-- BEGIN Entries supplied --

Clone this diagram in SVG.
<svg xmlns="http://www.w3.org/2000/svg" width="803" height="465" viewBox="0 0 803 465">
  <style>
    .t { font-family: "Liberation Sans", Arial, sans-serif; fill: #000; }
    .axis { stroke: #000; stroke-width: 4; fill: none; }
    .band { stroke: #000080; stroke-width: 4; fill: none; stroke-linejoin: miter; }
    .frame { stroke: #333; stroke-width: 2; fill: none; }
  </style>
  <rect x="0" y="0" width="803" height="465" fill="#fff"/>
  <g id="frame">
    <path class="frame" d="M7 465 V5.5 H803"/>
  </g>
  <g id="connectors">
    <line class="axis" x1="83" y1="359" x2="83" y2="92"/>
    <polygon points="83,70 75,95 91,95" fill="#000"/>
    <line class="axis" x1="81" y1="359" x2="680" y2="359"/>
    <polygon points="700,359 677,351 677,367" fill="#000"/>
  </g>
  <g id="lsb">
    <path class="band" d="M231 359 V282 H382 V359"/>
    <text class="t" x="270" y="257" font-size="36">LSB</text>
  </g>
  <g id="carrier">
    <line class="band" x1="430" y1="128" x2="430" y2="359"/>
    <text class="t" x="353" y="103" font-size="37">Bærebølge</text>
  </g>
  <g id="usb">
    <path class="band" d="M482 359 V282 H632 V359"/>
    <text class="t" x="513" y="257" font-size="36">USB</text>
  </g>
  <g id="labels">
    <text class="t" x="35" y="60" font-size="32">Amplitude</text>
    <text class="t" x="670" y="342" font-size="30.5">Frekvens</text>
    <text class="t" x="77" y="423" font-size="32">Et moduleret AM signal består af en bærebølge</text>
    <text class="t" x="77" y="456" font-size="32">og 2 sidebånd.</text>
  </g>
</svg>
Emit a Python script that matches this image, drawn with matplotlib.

-- END Entries supplied --

Exercise = Restate every record exactly, leaving nothing out.

Solution to the problem =
Clone this diagram in SVG.
<svg xmlns="http://www.w3.org/2000/svg" width="803" height="465" viewBox="0 0 803 465">
  <style>
    .t { font-family: "Liberation Sans", Arial, sans-serif; fill: #000; }
    .axis { stroke: #000; stroke-width: 4; fill: none; }
    .band { stroke: #000080; stroke-width: 4; fill: none; stroke-linejoin: miter; }
    .frame { stroke: #333; stroke-width: 2; fill: none; }
  </style>
  <rect x="0" y="0" width="803" height="465" fill="#fff"/>
  <g id="frame">
    <path class="frame" d="M7 465 V5.5 H803"/>
  </g>
  <g id="connectors">
    <line class="axis" x1="83" y1="359" x2="83" y2="92"/>
    <polygon points="83,70 75,95 91,95" fill="#000"/>
    <line class="axis" x1="81" y1="359" x2="680" y2="359"/>
    <polygon points="700,359 677,351 677,367" fill="#000"/>
  </g>
  <g id="lsb">
    <path class="band" d="M231 359 V282 H382 V359"/>
    <text class="t" x="270" y="257" font-size="36">LSB</text>
  </g>
  <g id="carrier">
    <line class="band" x1="430" y1="128" x2="430" y2="359"/>
    <text class="t" x="353" y="103" font-size="37">Bærebølge</text>
  </g>
  <g id="usb">
    <path class="band" d="M482 359 V282 H632 V359"/>
    <text class="t" x="513" y="257" font-size="36">USB</text>
  </g>
  <g id="labels">
    <text class="t" x="35" y="60" font-size="32">Amplitude</text>
    <text class="t" x="670" y="342" font-size="30.5">Frekvens</text>
    <text class="t" x="77" y="423" font-size="32">Et moduleret AM signal består af en bærebølge</text>
    <text class="t" x="77" y="456" font-size="32">og 2 sidebånd.</text>
  </g>
</svg>
Emit a Python script that matches this image, drawn with matplotlib.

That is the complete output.